Sadly, it's a common story these days. However, having been raised by a mother who became a CPA for fun (seriously, she's never actually worked as one), credit card debt is a source of great anxiety for me...not to mention a really huge drain on the family budget. 

So anyway, the bad news is that we still own the old house. The good news is that we started renting it out back in October, which allowed us to begin our game of catch-up...and that brings us to the present, where I'm trying to find ways to cut our living expenses so that we can A) pay down the credit cards, B) start saving some money, and C) travel. I realize my compulsion to travel works in direct opposition to saving money, but we all have our vices, right? Let's save that one for another blog entry.

Alright, so I know there are plenty of things I could do to save money - cancel the cable, for one. I read The Simple Family and admire Rachel and her efforts to live more simply. But as I said at the beginning, I'm trying to find ways to save without drastically altering my life (and as we know, Bravo, A&E and the Food Network are important to me). I realize this means it will take me longer to reach my financial goals, but this is something I can accept as long as I know I'm moving in the right direction. 

So my current focus is on how to cut our grocery bill. I am really bad with coupons - I like clipping them, but am notorious for forgetting them when I go to the store. I'm considering using a grocery delivery service purely because it eliminates the possibility of impulse buys -- and since I do my grocery shopping at SuperTarget, the impulse buys can get out of hand. 

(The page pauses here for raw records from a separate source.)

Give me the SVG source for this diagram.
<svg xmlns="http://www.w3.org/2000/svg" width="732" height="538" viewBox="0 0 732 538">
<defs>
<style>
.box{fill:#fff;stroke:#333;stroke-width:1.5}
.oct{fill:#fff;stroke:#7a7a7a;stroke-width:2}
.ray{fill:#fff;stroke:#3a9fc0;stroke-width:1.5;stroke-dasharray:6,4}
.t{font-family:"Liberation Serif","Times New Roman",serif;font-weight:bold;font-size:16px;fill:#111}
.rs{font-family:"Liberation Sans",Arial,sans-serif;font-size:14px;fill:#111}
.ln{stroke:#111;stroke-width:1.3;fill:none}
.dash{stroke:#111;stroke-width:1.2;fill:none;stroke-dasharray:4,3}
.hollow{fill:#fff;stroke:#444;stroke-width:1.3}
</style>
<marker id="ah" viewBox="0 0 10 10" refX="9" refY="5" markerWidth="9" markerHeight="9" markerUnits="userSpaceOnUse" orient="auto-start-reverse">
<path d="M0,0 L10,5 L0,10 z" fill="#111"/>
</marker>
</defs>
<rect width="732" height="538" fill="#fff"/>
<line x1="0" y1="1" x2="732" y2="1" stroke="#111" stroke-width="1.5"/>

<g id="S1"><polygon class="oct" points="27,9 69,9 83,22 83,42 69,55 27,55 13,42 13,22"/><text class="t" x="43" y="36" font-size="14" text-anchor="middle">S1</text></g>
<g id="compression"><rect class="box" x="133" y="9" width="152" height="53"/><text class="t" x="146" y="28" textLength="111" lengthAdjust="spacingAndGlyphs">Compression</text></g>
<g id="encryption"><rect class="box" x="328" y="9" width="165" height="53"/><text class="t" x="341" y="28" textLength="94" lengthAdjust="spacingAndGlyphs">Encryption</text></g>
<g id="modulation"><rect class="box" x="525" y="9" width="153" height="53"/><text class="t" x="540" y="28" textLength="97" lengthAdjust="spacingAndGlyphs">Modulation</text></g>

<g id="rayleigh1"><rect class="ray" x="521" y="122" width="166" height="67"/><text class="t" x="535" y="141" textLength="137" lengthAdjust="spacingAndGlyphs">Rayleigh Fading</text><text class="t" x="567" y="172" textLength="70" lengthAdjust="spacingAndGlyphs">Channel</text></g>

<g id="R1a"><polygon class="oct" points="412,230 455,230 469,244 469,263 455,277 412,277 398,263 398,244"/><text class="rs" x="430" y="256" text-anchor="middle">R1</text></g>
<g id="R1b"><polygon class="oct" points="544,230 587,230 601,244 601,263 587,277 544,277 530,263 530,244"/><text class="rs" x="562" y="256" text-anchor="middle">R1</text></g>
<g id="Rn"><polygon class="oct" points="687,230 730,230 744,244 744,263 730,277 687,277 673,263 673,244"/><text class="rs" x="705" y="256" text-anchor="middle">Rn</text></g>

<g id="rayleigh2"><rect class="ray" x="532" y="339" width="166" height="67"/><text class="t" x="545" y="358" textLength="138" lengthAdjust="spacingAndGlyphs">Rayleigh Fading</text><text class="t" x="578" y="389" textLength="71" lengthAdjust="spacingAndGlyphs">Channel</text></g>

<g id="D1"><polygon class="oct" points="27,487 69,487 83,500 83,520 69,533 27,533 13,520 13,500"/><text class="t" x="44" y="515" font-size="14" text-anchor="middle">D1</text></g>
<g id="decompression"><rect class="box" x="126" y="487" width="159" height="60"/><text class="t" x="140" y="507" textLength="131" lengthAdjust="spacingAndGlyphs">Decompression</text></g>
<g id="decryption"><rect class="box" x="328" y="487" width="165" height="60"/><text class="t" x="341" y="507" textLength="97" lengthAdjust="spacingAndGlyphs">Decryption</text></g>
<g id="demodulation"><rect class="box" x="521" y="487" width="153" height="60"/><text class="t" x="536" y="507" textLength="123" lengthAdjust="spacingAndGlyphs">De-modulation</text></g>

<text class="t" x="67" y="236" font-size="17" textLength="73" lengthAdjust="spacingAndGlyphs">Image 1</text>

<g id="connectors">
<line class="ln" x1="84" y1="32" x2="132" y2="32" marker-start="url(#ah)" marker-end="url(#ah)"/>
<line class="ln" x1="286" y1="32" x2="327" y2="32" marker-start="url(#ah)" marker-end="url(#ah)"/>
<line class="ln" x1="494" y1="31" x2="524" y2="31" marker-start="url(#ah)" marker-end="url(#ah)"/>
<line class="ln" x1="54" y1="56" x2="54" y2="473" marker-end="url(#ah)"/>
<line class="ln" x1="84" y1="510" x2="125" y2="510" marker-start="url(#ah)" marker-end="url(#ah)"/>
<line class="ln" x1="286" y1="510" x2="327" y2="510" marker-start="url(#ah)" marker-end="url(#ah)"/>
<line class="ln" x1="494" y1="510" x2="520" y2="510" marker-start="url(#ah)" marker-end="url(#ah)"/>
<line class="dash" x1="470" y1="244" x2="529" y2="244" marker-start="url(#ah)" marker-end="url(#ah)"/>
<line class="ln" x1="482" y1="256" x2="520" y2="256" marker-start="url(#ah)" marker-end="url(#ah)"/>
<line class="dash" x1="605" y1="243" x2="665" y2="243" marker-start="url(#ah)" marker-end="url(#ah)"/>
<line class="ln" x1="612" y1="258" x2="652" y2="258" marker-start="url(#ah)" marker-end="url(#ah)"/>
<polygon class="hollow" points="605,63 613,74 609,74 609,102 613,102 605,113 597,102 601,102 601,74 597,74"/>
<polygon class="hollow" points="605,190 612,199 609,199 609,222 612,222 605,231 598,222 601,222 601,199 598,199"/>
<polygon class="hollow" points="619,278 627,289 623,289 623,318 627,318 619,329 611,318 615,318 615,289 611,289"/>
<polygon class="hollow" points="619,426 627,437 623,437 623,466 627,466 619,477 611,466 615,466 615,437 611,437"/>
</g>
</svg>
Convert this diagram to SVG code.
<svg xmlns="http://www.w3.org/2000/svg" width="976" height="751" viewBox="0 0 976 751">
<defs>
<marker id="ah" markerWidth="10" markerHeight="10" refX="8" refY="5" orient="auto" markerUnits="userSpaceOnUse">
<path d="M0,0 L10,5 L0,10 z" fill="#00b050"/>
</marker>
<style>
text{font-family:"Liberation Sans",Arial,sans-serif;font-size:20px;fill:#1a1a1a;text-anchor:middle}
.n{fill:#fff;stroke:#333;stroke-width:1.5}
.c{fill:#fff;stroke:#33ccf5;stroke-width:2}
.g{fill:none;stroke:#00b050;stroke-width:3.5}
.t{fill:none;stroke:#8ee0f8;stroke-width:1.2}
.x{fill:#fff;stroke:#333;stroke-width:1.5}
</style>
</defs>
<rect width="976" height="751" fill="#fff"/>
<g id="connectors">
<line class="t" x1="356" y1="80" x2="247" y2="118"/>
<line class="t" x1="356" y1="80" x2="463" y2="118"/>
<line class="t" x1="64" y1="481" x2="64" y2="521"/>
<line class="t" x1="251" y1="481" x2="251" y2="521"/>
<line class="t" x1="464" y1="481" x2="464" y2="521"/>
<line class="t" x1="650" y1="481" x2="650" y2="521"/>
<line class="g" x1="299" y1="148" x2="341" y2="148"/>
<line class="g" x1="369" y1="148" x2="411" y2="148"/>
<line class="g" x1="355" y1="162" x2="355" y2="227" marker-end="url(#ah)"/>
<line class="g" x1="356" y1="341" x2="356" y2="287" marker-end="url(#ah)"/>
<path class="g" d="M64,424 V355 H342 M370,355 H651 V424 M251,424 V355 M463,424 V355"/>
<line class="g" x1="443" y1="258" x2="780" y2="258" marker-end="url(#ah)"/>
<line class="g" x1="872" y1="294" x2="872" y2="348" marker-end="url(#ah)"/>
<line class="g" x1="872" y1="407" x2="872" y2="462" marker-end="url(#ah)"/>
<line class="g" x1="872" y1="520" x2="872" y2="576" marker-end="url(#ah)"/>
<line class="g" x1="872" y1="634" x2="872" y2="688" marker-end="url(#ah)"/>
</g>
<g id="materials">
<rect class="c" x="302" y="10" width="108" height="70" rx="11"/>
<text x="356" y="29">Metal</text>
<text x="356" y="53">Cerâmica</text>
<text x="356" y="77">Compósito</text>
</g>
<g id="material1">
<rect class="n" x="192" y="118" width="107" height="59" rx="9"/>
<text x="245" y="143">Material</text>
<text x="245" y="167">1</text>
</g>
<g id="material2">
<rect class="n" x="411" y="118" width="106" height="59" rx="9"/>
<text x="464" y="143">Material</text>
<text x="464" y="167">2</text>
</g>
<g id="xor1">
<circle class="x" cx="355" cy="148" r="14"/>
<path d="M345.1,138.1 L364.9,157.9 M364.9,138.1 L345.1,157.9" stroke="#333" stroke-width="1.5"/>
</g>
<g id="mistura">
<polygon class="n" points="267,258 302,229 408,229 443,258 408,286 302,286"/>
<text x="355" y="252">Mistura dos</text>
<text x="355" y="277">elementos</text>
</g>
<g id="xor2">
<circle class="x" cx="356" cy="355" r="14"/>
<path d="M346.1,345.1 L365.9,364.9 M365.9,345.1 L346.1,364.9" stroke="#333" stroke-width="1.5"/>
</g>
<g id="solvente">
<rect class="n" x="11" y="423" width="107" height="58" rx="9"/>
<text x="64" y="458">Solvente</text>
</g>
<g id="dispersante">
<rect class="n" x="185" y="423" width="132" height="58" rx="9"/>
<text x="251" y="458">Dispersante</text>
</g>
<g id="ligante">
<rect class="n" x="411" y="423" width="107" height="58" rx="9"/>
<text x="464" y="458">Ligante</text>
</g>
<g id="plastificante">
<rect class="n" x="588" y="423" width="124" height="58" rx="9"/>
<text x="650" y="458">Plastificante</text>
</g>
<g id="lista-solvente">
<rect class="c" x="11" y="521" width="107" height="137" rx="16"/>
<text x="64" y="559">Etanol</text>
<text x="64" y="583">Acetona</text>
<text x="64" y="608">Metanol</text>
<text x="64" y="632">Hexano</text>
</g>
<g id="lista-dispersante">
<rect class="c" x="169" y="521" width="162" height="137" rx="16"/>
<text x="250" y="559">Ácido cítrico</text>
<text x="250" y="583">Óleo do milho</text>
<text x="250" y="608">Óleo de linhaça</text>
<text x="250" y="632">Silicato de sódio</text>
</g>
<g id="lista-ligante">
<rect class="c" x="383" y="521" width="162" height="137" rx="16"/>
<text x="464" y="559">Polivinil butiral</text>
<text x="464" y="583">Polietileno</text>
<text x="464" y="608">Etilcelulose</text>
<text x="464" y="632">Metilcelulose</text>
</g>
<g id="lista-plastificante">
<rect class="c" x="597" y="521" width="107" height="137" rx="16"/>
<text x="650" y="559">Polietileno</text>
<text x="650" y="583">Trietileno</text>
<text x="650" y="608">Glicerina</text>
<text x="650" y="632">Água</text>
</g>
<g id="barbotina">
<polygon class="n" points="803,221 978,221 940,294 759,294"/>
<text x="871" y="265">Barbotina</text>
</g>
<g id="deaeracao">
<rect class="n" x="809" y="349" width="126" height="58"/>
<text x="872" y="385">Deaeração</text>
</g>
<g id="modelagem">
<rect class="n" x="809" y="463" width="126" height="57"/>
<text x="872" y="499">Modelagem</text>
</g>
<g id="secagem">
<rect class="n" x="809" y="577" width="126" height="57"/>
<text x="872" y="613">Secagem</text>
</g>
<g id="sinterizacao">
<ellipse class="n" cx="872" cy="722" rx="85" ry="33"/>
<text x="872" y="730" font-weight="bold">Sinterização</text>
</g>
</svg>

I'm also looking for cheap meals I can make that my kids will eat...and I'm trying to break out of the spaghetti, mac 'n' cheese, chicken nuggets and repeat routine. Unfortunately, my little Owen fears unknown foods so unless it can be marketed as one of the aforementioned foods, it could be a battle. Is a diet of ramen and soup the answer? Is winning the lottery the answer? Is getting some willpower the answer? Maybe, maybe and probably...but I'm hoping one of you smart people has a more useful suggestion.